# [Exercise task]
Output the full listing below exactly as it reads, and skip anything that is a picture.

-- START Data shown --

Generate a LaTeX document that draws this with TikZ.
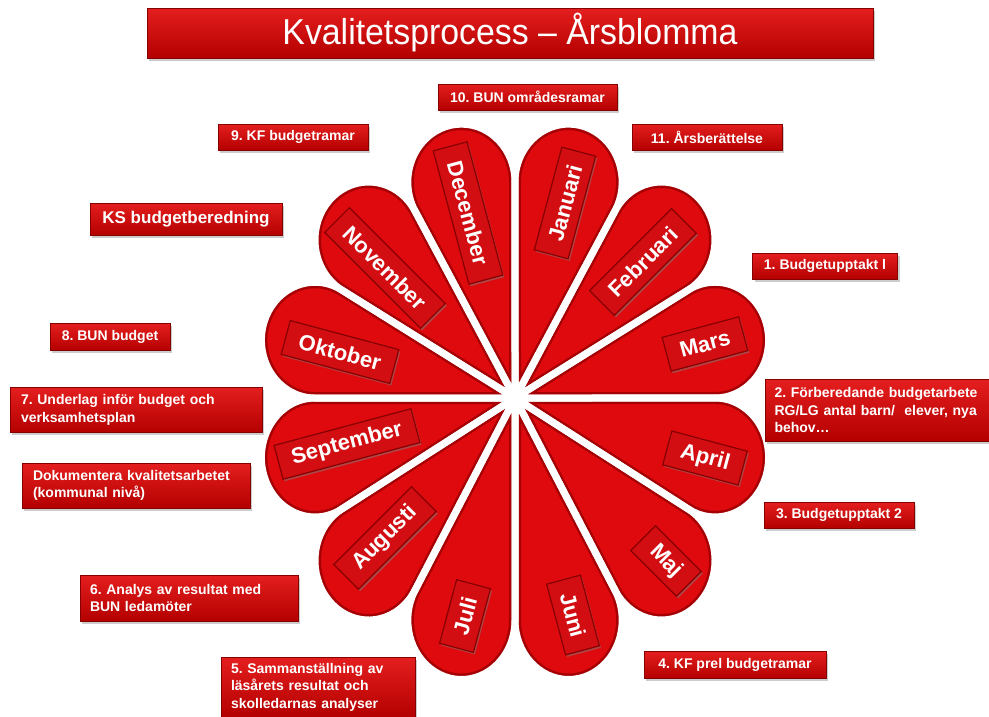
\documentclass[tikz,border=0pt]{standalone}
\usepackage{fontspec}
\setmainfont{Liberation Sans}
\usetikzlibrary{shadows}
\frenchspacing
\definecolor{petalred}{RGB}{222,10,14}
\definecolor{rimred}{RGB}{165,0,4}
\definecolor{boxtop}{RGB}{228,30,30}
\definecolor{boxbot}{RGB}{180,0,0}
\definecolor{lblred}{RGB}{210,14,18}
\definecolor{lbledge}{RGB}{135,0,0}
\newcommand\petalpath[1]{(0,0) -- ({#1-15}:200) arc[start angle={#1-105}, end angle={#1+105}, radius=53.6] -- cycle}
\tikzset{
  infobox/.style={draw=lbledge, line width=0.5pt, top color=boxtop, bottom color=boxbot,
    text=white, font=\bfseries\fontsize{14}{17.5}\selectfont,
    drop shadow={shadow xshift=2pt, shadow yshift=-2.5pt, opacity=0.4},
    inner xsep=4pt, inner ysep=2pt, align=left},
  monthbox/.style={draw=lbledge, line width=1.2pt, fill=lblred, text=white,
    font=\bfseries\fontsize{22}{25}\selectfont, minimum height=35pt, inner xsep=14pt,
    drop shadow={shadow xshift=1.5pt, shadow yshift=-2pt, opacity=0.5}},
  titlebox/.style={draw=lbledge, line width=0.5pt, top color=boxtop, bottom color=boxbot,
    text=white, font=\fontsize{36}{40}\selectfont, minimum width=726pt, minimum height=50pt,
    drop shadow={shadow xshift=2pt, shadow yshift=-3pt, opacity=0.4}},
}
\begin{document}
\begin{tikzpicture}[x=1pt, y=-1pt]
\useasboundingbox (0,0) rectangle (989,716);
\fill[white] (0,0) rectangle (989,716);
\coordinate (ctr) at (515,398);
% petals: fill and rim
\begin{scope}[shift={(ctr)}, yscale=-1.08]
  \foreach \a in {15,45,...,165} {\fill[petalred] \petalpath{\a};}
  \foreach \a in {15,45,...,165} {\begin{scope}\clip \petalpath{\a}; \draw[rimred, line width=12pt] \petalpath{\a};\end{scope}}
\end{scope}
\begin{scope}[shift={(ctr)}, yscale=-1.11]
  \foreach \a in {195,225,...,345} {\fill[petalred] \petalpath{\a};}
  \foreach \a in {195,225,...,345} {\begin{scope}\clip \petalpath{\a}; \draw[rimred, line width=12pt] \petalpath{\a};\end{scope}}
\end{scope}
% white gaps
\begin{scope}[shift={(ctr)}, yscale=-1.08]
  \foreach \a in {15,45,...,165} {\draw[white, line width=7pt, line join=round] \petalpath{\a};}
\end{scope}
\begin{scope}[shift={(ctr)}, yscale=-1.11]
  \foreach \a in {195,225,...,345} {\draw[white, line width=7pt, line join=round] \petalpath{\a};}
\end{scope}
% month labels
\node[monthbox, rotate=75]  (jan) at (565,203) {Januari};
\node[monthbox, rotate=45]  (feb) at (643,262) {Februari};
\node[monthbox, rotate=15]  (mar) at (705,344) {Mars};
\node[monthbox, rotate=-15] (apr) at (705,458) {April};
\node[monthbox, rotate=-45] (maj) at (666,561) {Maj};
\node[monthbox, rotate=-75] (jun) at (573,615) {Juni};
\node[monthbox, rotate=75]  (jul) at (465,616) {Juli};
\node[monthbox, rotate=45]  (aug) at (385,538) {Augusti};
\node[monthbox, rotate=15]  (sep) at (347,444) {September};
\node[monthbox, rotate=-15] (okt) at (340,352) {Oktober};
\node[monthbox, rotate=-45] (nov) at (385,268) {November};
\node[monthbox, rotate=-75, minimum width=138pt] (dec) at (468,213) {December};
% title
\node[titlebox] (title) at (510,33) {\scalebox{0.94}[1]{Kvalitetsprocess – Årsblomma}};
% info boxes
\node[infobox, minimum width=179pt, minimum height=26pt, align=center] (b10) at (527.5,97) {10. BUN områdesramar};
\node[infobox, minimum width=150pt, minimum height=26pt, align=center] (b9) at (293,137) {9. KF budgetramar};
\node[infobox, minimum width=150pt, minimum height=26pt, align=center] (b11) at (707,137) {11. Årsberättelse};
\node[infobox, minimum width=192pt, minimum height=32pt, align=center, font=\bfseries\fontsize{17}{20}\selectfont] (bks) at (186,219) {KS budgetberedning};
\node[infobox, minimum width=145pt, minimum height=26pt, align=center] (b1) at (825,266) {1. Budgetupptakt l};
\node[infobox, minimum width=120pt, minimum height=27pt, align=center] (b8) at (110,337) {8. BUN budget};
\node[infobox, minimum width=252pt, minimum height=45pt, text width=230pt] (b7) at (136,410) {7. Underlag inför budget och\\verksamhetsplan};
\node[infobox, minimum width=224pt, minimum height=62pt, text width=205pt] (b2) at (877,410) {2. Förberedande budgetarbete\\RG/LG antal barn/~ elever, nya\\behov…};
\node[infobox, minimum width=228pt, minimum height=45pt, text width=206pt] (bdok) at (136,485.5) {Dokumentera kvalitetsarbetet\\(kommunal nivå)};
\node[infobox, minimum width=150pt, minimum height=26pt, align=center] (b3) at (839,515) {3. Budgetupptakt 2};
\node[infobox, minimum width=218pt, minimum height=46pt, text width=198pt] (b6) at (189,598) {6. Analys av resultat med\\BUN ledamöter};
\node[infobox, minimum width=182pt, minimum height=27pt, align=center] (b4) at (735,665) {4. KF prel budgetramar};
\node[infobox, minimum width=194pt, minimum height=60pt, text width=174pt] (b5) at (318,687) {5. Sammanställning av\\läsårets resultat och\\skolledarnas analyser};
\end{tikzpicture}
\end{document}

-- END Data shown --

# [Task result]
Generate a LaTeX document that draws this with TikZ.
\documentclass[tikz,border=0pt]{standalone}
\usepackage{fontspec}
\setmainfont{Liberation Sans}
\usetikzlibrary{shadows}
\frenchspacing
\definecolor{petalred}{RGB}{222,10,14}
\definecolor{rimred}{RGB}{165,0,4}
\definecolor{boxtop}{RGB}{228,30,30}
\definecolor{boxbot}{RGB}{180,0,0}
\definecolor{lblred}{RGB}{210,14,18}
\definecolor{lbledge}{RGB}{135,0,0}
\newcommand\petalpath[1]{(0,0) -- ({#1-15}:200) arc[start angle={#1-105}, end angle={#1+105}, radius=53.6] -- cycle}
\tikzset{
  infobox/.style={draw=lbledge, line width=0.5pt, top color=boxtop, bottom color=boxbot,
    text=white, font=\bfseries\fontsize{14}{17.5}\selectfont,
    drop shadow={shadow xshift=2pt, shadow yshift=-2.5pt, opacity=0.4},
    inner xsep=4pt, inner ysep=2pt, align=left},
  monthbox/.style={draw=lbledge, line width=1.2pt, fill=lblred, text=white,
    font=\bfseries\fontsize{22}{25}\selectfont, minimum height=35pt, inner xsep=14pt,
    drop shadow={shadow xshift=1.5pt, shadow yshift=-2pt, opacity=0.5}},
  titlebox/.style={draw=lbledge, line width=0.5pt, top color=boxtop, bottom color=boxbot,
    text=white, font=\fontsize{36}{40}\selectfont, minimum width=726pt, minimum height=50pt,
    drop shadow={shadow xshift=2pt, shadow yshift=-3pt, opacity=0.4}},
}
\begin{document}
\begin{tikzpicture}[x=1pt, y=-1pt]
\useasboundingbox (0,0) rectangle (989,716);
\fill[white] (0,0) rectangle (989,716);
\coordinate (ctr) at (515,398);
% petals: fill and rim
\begin{scope}[shift={(ctr)}, yscale=-1.08]
  \foreach \a in {15,45,...,165} {\fill[petalred] \petalpath{\a};}
  \foreach \a in {15,45,...,165} {\begin{scope}\clip \petalpath{\a}; \draw[rimred, line width=12pt] \petalpath{\a};\end{scope}}
\end{scope}
\begin{scope}[shift={(ctr)}, yscale=-1.11]
  \foreach \a in {195,225,...,345} {\fill[petalred] \petalpath{\a};}
  \foreach \a in {195,225,...,345} {\begin{scope}\clip \petalpath{\a}; \draw[rimred, line width=12pt] \petalpath{\a};\end{scope}}
\end{scope}
% white gaps
\begin{scope}[shift={(ctr)}, yscale=-1.08]
  \foreach \a in {15,45,...,165} {\draw[white, line width=7pt, line join=round] \petalpath{\a};}
\end{scope}
\begin{scope}[shift={(ctr)}, yscale=-1.11]
  \foreach \a in {195,225,...,345} {\draw[white, line width=7pt, line join=round] \petalpath{\a};}
\end{scope}
% month labels
\node[monthbox, rotate=75]  (jan) at (565,203) {Januari};
\node[monthbox, rotate=45]  (feb) at (643,262) {Februari};
\node[monthbox, rotate=15]  (mar) at (705,344) {Mars};
\node[monthbox, rotate=-15] (apr) at (705,458) {April};
\node[monthbox, rotate=-45] (maj) at (666,561) {Maj};
\node[monthbox, rotate=-75] (jun) at (573,615) {Juni};
\node[monthbox, rotate=75]  (jul) at (465,616) {Juli};
\node[monthbox, rotate=45]  (aug) at (385,538) {Augusti};
\node[monthbox, rotate=15]  (sep) at (347,444) {September};
\node[monthbox, rotate=-15] (okt) at (340,352) {Oktober};
\node[monthbox, rotate=-45] (nov) at (385,268) {November};
\node[monthbox, rotate=-75, minimum width=138pt] (dec) at (468,213) {December};
% title
\node[titlebox] (title) at (510,33) {\scalebox{0.94}[1]{Kvalitetsprocess – Årsblomma}};
% info boxes
\node[infobox, minimum width=179pt, minimum height=26pt, align=center] (b10) at (527.5,97) {10. BUN områdesramar};
\node[infobox, minimum width=150pt, minimum height=26pt, align=center] (b9) at (293,137) {9. KF budgetramar};
\node[infobox, minimum width=150pt, minimum height=26pt, align=center] (b11) at (707,137) {11. Årsberättelse};
\node[infobox, minimum width=192pt, minimum height=32pt, align=center, font=\bfseries\fontsize{17}{20}\selectfont] (bks) at (186,219) {KS budgetberedning};
\node[infobox, minimum width=145pt, minimum height=26pt, align=center] (b1) at (825,266) {1. Budgetupptakt l};
\node[infobox, minimum width=120pt, minimum height=27pt, align=center] (b8) at (110,337) {8. BUN budget};
\node[infobox, minimum width=252pt, minimum height=45pt, text width=230pt] (b7) at (136,410) {7. Underlag inför budget och\\verksamhetsplan};
\node[infobox, minimum width=224pt, minimum height=62pt, text width=205pt] (b2) at (877,410) {2. Förberedande budgetarbete\\RG/LG antal barn/~ elever, nya\\behov…};
\node[infobox, minimum width=228pt, minimum height=45pt, text width=206pt] (bdok) at (136,485.5) {Dokumentera kvalitetsarbetet\\(kommunal nivå)};
\node[infobox, minimum width=150pt, minimum height=26pt, align=center] (b3) at (839,515) {3. Budgetupptakt 2};
\node[infobox, minimum width=218pt, minimum height=46pt, text width=198pt] (b6) at (189,598) {6. Analys av resultat med\\BUN ledamöter};
\node[infobox, minimum width=182pt, minimum height=27pt, align=center] (b4) at (735,665) {4. KF prel budgetramar};
\node[infobox, minimum width=194pt, minimum height=60pt, text width=174pt] (b5) at (318,687) {5. Sammanställning av\\läsårets resultat och\\skolledarnas analyser};
\end{tikzpicture}
\end{document}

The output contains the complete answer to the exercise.